Given problem:
Begin with the first line of the material and write out each line exactly, ending with the line that contains "YAxis, CartesianGrid, ReferenceArea". Pictures are not part of the copy.

Data excerpt:
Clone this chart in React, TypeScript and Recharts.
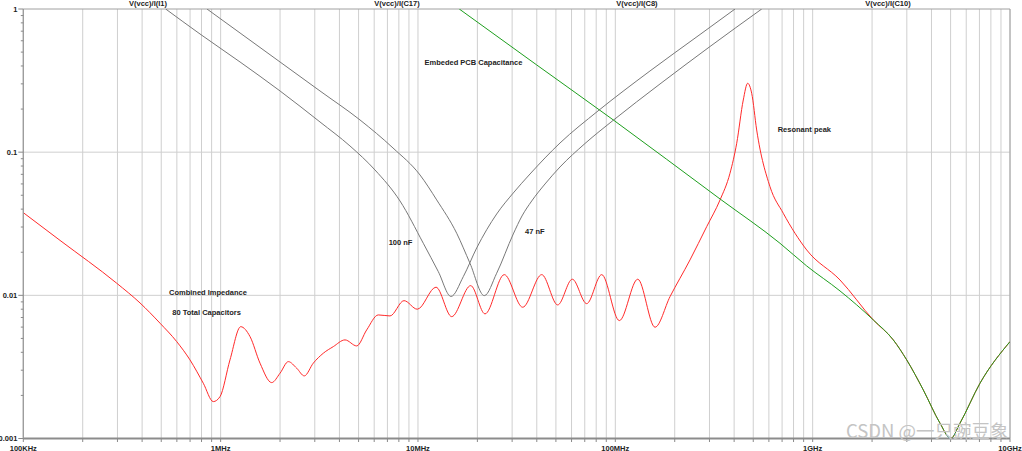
import React from 'react';
import { LineChart, Line, XAxis, YAxis, CartesianGrid, ReferenceArea } from 'recharts';

// frequency in MHz, impedance in ohms
const combinedImpedance = [
  { f: 0.1, z: 0.0378 }, { f: 0.1535, z: 0.0242 }, { f: 0.2974, z: 0.01215 }, { f: 0.3903, z: 0.00885 },
  { f: 0.4929, z: 0.00639 }, { f: 0.599, z: 0.00475 }, { f: 0.6993, z: 0.00354 }, { f: 0.8167, z: 0.002433 },
  { f: 0.918, z: 0.00181 }, { f: 0.9927, z: 0.00196 }, { f: 1.115, z: 0.00354 }, { f: 1.264, z: 0.00604 },
  { f: 1.409, z: 0.00515 }, { f: 1.583, z: 0.00336 }, { f: 1.814, z: 0.002457 }, { f: 2.0, z: 0.002858 },
  { f: 2.203, z: 0.003443 }, { f: 2.429, z: 0.003097 }, { f: 2.654, z: 0.002737 }, { f: 2.948, z: 0.00336 },
  { f: 3.313, z: 0.003941 }, { f: 3.724, z: 0.004384 }, { f: 4.268, z: 0.004883 }, { f: 4.892, z: 0.004432 },
  { f: 5.496, z: 0.005733 }, { f: 6.293, z: 0.007297 }, { f: 7.215, z: 0.00718 }, { f: 8.495, z: 0.00918 },
  { f: 9.92, z: 0.008 }, { f: 12.34, z: 0.0114 }, { f: 14.82, z: 0.0071 }, { f: 18.5, z: 0.01169 },
  { f: 21.86, z: 0.00742 }, { f: 27.37, z: 0.01395 }, { f: 33.94, z: 0.00826 }, { f: 42.37, z: 0.01395 },
  { f: 51.05, z: 0.00857 }, { f: 60.53, z: 0.01296 }, { f: 71.61, z: 0.00875 }, { f: 85.31, z: 0.01395 },
  { f: 104.8, z: 0.00666 }, { f: 129.9, z: 0.01296 }, { f: 158.9, z: 0.00599 }, { f: 189.3, z: 0.00979 },
  { f: 239.0, z: 0.01767 }, { f: 290.5, z: 0.0302 }, { f: 339.4, z: 0.0464 }, { f: 381.1, z: 0.0712 },
  { f: 412.2, z: 0.1154 }, { f: 445.0, z: 0.2314 }, { f: 468.5, z: 0.3029 }, { f: 491.0, z: 0.2578 },
  { f: 520.4, z: 0.1429 }, { f: 607.8, z: 0.0574 }, { f: 710.0, z: 0.0374 }, { f: 932.8, z: 0.02075 },
  { f: 1376, z: 0.0128 }, { f: 2029, z: 0.00673 }, { f: 2563, z: 0.00488 }, { f: 2996, z: 0.00354 },
  { f: 3636, z: 0.002184 }, { f: 4418, z: 0.00128 }, { f: 5005, z: 0.001 }, { f: 5579, z: 0.00128 },
  { f: 7047, z: 0.002433 }, { f: 10000, z: 0.00475 },
];

const embeddedPcbCap = [
  { f: 16.19, z: 1 }, { f: 39.99, z: 0.4064 }, { f: 97.68, z: 0.1679 }, { f: 339.4, z: 0.0471 },
  { f: 683.1, z: 0.0231 }, { f: 932.8, z: 0.01604 }, { f: 1376, z: 0.01073 }, { f: 2029, z: 0.00673 },
  { f: 2563, z: 0.00488 }, { f: 2996, z: 0.00354 }, { f: 3636, z: 0.002184 }, { f: 4418, z: 0.00128 },
  { f: 5005, z: 0.001 }, { f: 5579, z: 0.00128 }, { f: 7047, z: 0.002433 }, { f: 10000, z: 0.00475 },
];

const cap100nF = [
  { f: 0.5267, z: 1 }, { f: 0.786, z: 0.669 }, { f: 1.254, z: 0.4265 }, { f: 2.0, z: 0.2676 },
  { f: 3.188, z: 0.1625 }, { f: 4.523, z: 0.1105 }, { f: 6.056, z: 0.0751 }, { f: 8.108, z: 0.0456 },
  { f: 10.64, z: 0.0231 }, { f: 12.68, z: 0.01463 }, { f: 14.7, z: 0.00982 }, { f: 16.97, z: 0.01351 },
  { f: 19.84, z: 0.02143 }, { f: 25.05, z: 0.037 }, { f: 30.41, z: 0.0519 }, { f: 36.96, z: 0.0704 },
  { f: 52.45, z: 0.1159 }, { f: 81.7, z: 0.194 }, { f: 149.8, z: 0.369 }, { f: 268.7, z: 0.6637 },
  { f: 404.1, z: 1 },
];

const cap47nF = [
  { f: 0.853, z: 1 }, { f: 1.254, z: 0.68 }, { f: 2.0, z: 0.4265 }, { f: 3.188, z: 0.2676 },
  { f: 5.083, z: 0.1679 }, { f: 7.469, z: 0.107 }, { f: 10.24, z: 0.0693 }, { f: 12.44, z: 0.0464 },
  { f: 15.71, z: 0.02714 }, { f: 18.34, z: 0.01676 }, { f: 21.68, z: 0.00995 }, { f: 25.05, z: 0.01427 },
  { f: 30.41, z: 0.02685 }, { f: 33.66, z: 0.03584 }, { f: 37.7, z: 0.0456 }, { f: 44.03, z: 0.05996 },
  { f: 52.45, z: 0.0788 }, { f: 70.22, z: 0.115 }, { f: 97.34, z: 0.1665 }, { f: 168.4, z: 0.2994 },
  { f: 301.9, z: 0.547 }, { f: 551.9, z: 1 },
];

const xDecades = [0.1, 1, 10, 100, 1000, 10000];
const xDecadeLabels = ['100KHz', '1MHz', '10MHz', '100MHz', '1GHz', '10GHz'];
const yDecades = [0.001, 0.01, 0.1, 1];
const yDecadeLabels = ['0.001', '0.01', '0.1', '1'];
const multipliers = [1, 2, 3, 4, 5, 6, 7, 8, 9];

const traceLabels = ['V(vcc)/I(I1)', 'V(vcc)/I(C17)', 'V(vcc)/I(C8)', 'V(vcc)/I(C10)'];
const traceLabelX = [148, 397, 637, 888];

const expand = (decades: number[]) =>
  decades.slice(0, -1).flatMap((d) => multipliers.map((m) => +(d * m).toPrecision(6))).concat([decades[decades.length - 1]]);
const xTicks = expand(xDecades);
const yTicks = expand(yDecades);

const FONT = 'Liberation Sans, Arial, sans-serif';

const findDecade = (list: number[], v: number) => list.findIndex((d) => Math.abs(v - d) < d * 1e-6);

const XTick = (props: any) => {
  const { x, y, payload } = props;
  const i = findDecade(xDecades, payload.value);
  return (
    <g>
      <line x1={x} x2={x} y1={y} y2={y + 3.5} stroke="#8a8a8a" strokeWidth={1} />
      {i >= 0 && (
        <text x={x} y={y + 12} textAnchor="middle" fontSize={7.5} fontWeight="bold" fill="#222" fontFamily={FONT}>
          {xDecadeLabels[i]}
        </text>
      )}
    </g>
  );
};

const YTick = (props: any) => {
  const { x, y, payload } = props;
  const i = findDecade(yDecades, payload.value);
  const len = i >= 0 ? 5 : 2.5;
  return (
    <g>
      <line x1={x - len} x2={x} y1={y} y2={y} stroke="#8a8a8a" strokeWidth={1} />
      {i >= 0 && (
        <text x={x - 6} y={y + 2.7} textAnchor="end" fontSize={7.5} fontWeight="bold" fill="#222" fontFamily={FONT}>
          {yDecadeLabels[i]}
        </text>
      )}
    </g>
  );
};

const annotations = [
  { text: 'Embeded PCB Capacitance', x: 424.5, y: 64.7 },
  { text: '100 nF', x: 388.7, y: 245.4 },
  { text: '47 nF', x: 525, y: 234.4 },
  { text: 'Resonant peak', x: 777.7, y: 132.4 },
  { text: 'Combined Impedance', x: 169, y: 294.7 },
  { text: '80 Total Capacitors', x: 172.3, y: 315.4 },
];

export default function App() {
  return (
    <div style={{ position: 'absolute', left: 0, top: 0, width: 1022, height: 451, background: '#fff' }}>
      <LineChart width={1022} height={451} data={combinedImpedance} margin={{ top: 9, right: 12, bottom: 0, left: 0 }}>
        <CartesianGrid stroke="#cfcfcf" strokeWidth={1} horizontalValues={[0.01, 0.1]} />
        <XAxis
          dataKey="f"
          type="number"
          scale="log"
          domain={[0.1, 10000]}
          ticks={xTicks}
          interval={0}
          allowDataOverflow
          height={12.5}
          tickSize={0}
          tickMargin={0}
          tickLine={false}
          tick={<XTick />}
          axisLine={{ stroke: '#8c8c8c', strokeWidth: 2 }}
        />
        <YAxis
          dataKey="z"
          type="number"
          scale="log"
          domain={[0.001, 1]}
          ticks={yTicks}
          interval={0}
          allowDataOverflow
          width={23.3}
          tickSize={0}
          tickMargin={0}
          tickLine={false}
          tick={<YTick />}
          axisLine={{ stroke: '#9a9a9a' }}
        />
        <ReferenceArea x1={0.1} x2={10000} y1={0.001} y2={1} fill="none" stroke="#a0a0a0" strokeWidth={1} />
        <Line data={cap100nF} dataKey="z" type="monotone" stroke="#787878" strokeWidth={1} dot={false} activeDot={false} isAnimationActive={false} />
        <Line data={cap47nF} dataKey="z" type="monotone" stroke="#787878" strokeWidth={1} dot={false} activeDot={false} isAnimationActive={false} />
        <Line data={combinedImpedance} dataKey="z" type="monotone" stroke="#ff2a2a" strokeWidth={1} dot={false} activeDot={false} isAnimationActive={false} />
        <Line data={embeddedPcbCap} dataKey="z" type="monotone" stroke="#1e9e1e" strokeWidth={1} dot={false} activeDot={false} isAnimationActive={false} />
      </LineChart>
      <svg width={1022} height={451} style={{ position: 'absolute', left: 0, top: 0, pointerEvents: 'none' }}>
        {traceLabels.map((t, i) => (
          <text key={t} x={traceLabelX[i]} y={5.5} textAnchor="middle" fontSize={7.5} fontWeight="bold" fill="#222" fontFamily={FONT}>
            {t}
          </text>
        ))}
        {annotations.map((a) => (
          <text key={a.text} x={a.x} y={a.y} fontSize={7.5} fontWeight="bold" fill="#222" fontFamily={FONT}>
            {a.text}
          </text>
        ))}
        <text x={846} y={438} fontSize={18.5} fill="#c4c4c4" fontFamily="Noto Sans CJK SC, sans-serif">
          CSDN @一只豌豆象
        </text>
      </svg>
    </div>
  );
}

Response to this exercise:
Clone this chart in React, TypeScript and Recharts.
import React from 'react';
import { LineChart, Line, XAxis, YAxis, CartesianGrid, ReferenceArea } from 'recharts';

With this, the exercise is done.